Two Medical Error Reports-What We Can Learn From Them

Recently, my colleague Holly Haines blogged about a medical error report issued by the Department of Health and Human Services which suggested that only 14% of medical errors are actually reported. In this post, I hope to continue that discussion by reviewing the HHS report in light of a 2010 report concerning incidents of medical errors in Medicaid patients.
According to the Minneapolis Star Tribune, “The earlier report looked at a random sample of Medicare patient hospital stays in just one month, October 2008. It found that 13.5 percent of the patients were harmed seriously, sometimes fatally. Examples of adverse events include internal abdominal bleeding caused by anticoagulant medications, hospital-acquired infections and failure to prevent bed sores from progressing to severe. An equal number of the Medicare patients suffered temporary harm — including delirium and hallucinations from narcotic pain medications, diarrhea from antibiotics and bleeding and bruising at the site of an IV insertion. Reviewing physicians judged 44 percent of the incidents as “clearly preventable” or “likely preventable.” The cost of treating the adverse and temporary harm events, the report projected, was about $4.4 billion annually — and this involved only Medicare patients. Other studies have projected unacceptably high rates of medical errors among other populations of hospital patients.”

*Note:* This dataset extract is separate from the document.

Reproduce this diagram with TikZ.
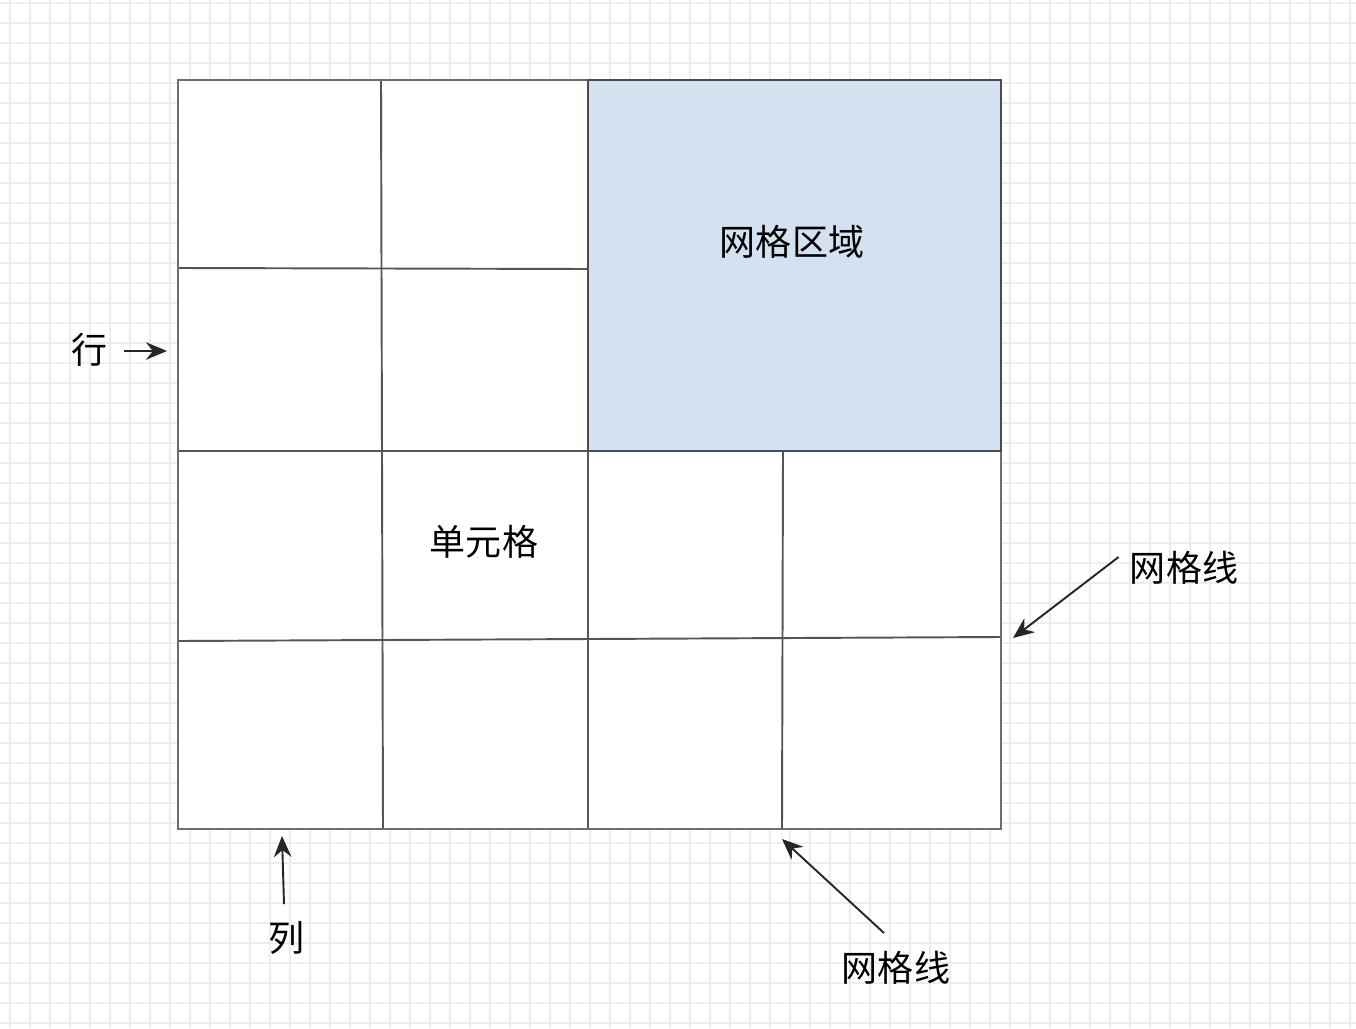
\documentclass[tikz,border=0pt]{standalone}
\usepackage{fontspec}
\newfontfamily\cjk{Noto Sans CJK SC}
\usetikzlibrary{arrows.meta}
\definecolor{bgline}{HTML}{EDEDED}
\definecolor{cellline}{HTML}{555555}
\definecolor{areafill}{HTML}{D3E1F0}

\begin{document}
\begin{tikzpicture}[x=0.02cm, y=-0.02cm]

    % CJK text
    \cjk

    % Styles
    \tikzset{bgL/.style={draw=bgline, line width=1pt}}
    \tikzset{cL/.style={draw=cellline, line width=1.1pt}}
    \tikzset{oL/.style={draw=cellline!85, line width=1.5pt}}
    \tikzset{aR/.style={fill=areafill, draw=cellline!90!black, line width=1.5pt}}
    \tikzset{lbl/.style={inner sep = 0pt, font = \fontsize{20.5}{24}\selectfont}}
    \tikzset{pA/.style={draw=black!85, line width=1.1pt, -{Stealth[length=12pt, width=10pt, inset=4pt]}}}

    % Page
    \useasboundingbox (0,0) rectangle (1356,1028);
    \fill[white] (0,0) rectangle (1356,1028);

    % Background grid
    \foreach \gx in {10,30,...,1350}
    	\path[bgL] (\gx,0) -- (\gx,1028);
    \foreach \gy in {3,23,...,1028}
    	\path[bgL] (0,\gy) -- (1356,\gy);

    % Cells
    \fill[white] (178,80) rectangle (1001,829);
    \path[aR] (588,80) rectangle (1001,451);
    \path[cL] (381,80) -- (383,829);
    \path[cL] (588,80) -- (588,829);
    \path[cL] (783,451) -- (782,829);
    \path[cL] (178,268) -- (588,269);
    \path[cL] (178,451) -- (1001,451);
    \path[cL] (178,641) -- (1001,637);
    \path[oL] (178,80) rectangle (1001,829);
    \path[aR, fill=none] (588,80) rectangle (1001,451);

    % Labels
    \node (area) [lbl] at (792,242) {网格区域};
    \node (cell) [lbl] at (484,542) {单元格};
    \node (row) [lbl] at (90,350) {行};
    \node (col) [lbl] at (287,938) {列};
    \node (gl1) [lbl] at (1184,568) {网格线};
    \node (gl2) [lbl] at (896,968) {网格线};

    % Arrow targets
    \coordinate (rowT) at (167,351);
    \coordinate (colT) at (282,836);
    \coordinate (gl1T) at (1013,638);
    \coordinate (gl2T) at (782,839);

    % Arrows
    \path[pA] (row.east) ++(16,1) -- (rowT);
    \path[pA] (col.north) ++(-3,-17) -- (colT);
    \path[pA] (gl1.west) ++(-11,-11) -- (gl1T);
    \path[pA] (gl2.north) ++(-12,-18) -- (gl2T);

\end{tikzpicture}
\end{document}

When taken together, the two reports reveal a disturbing persistence and prevalence in medical errors. Some of this may be attributable to a stubborn unwillingness on the part of hospital personnel to take steps to change the culture. It’s certainly true that the technology is available to help avoid preventable medical errors. Yet, the technology can’t overcome a human unwillingness to change attitudes about medical errors and their prevention.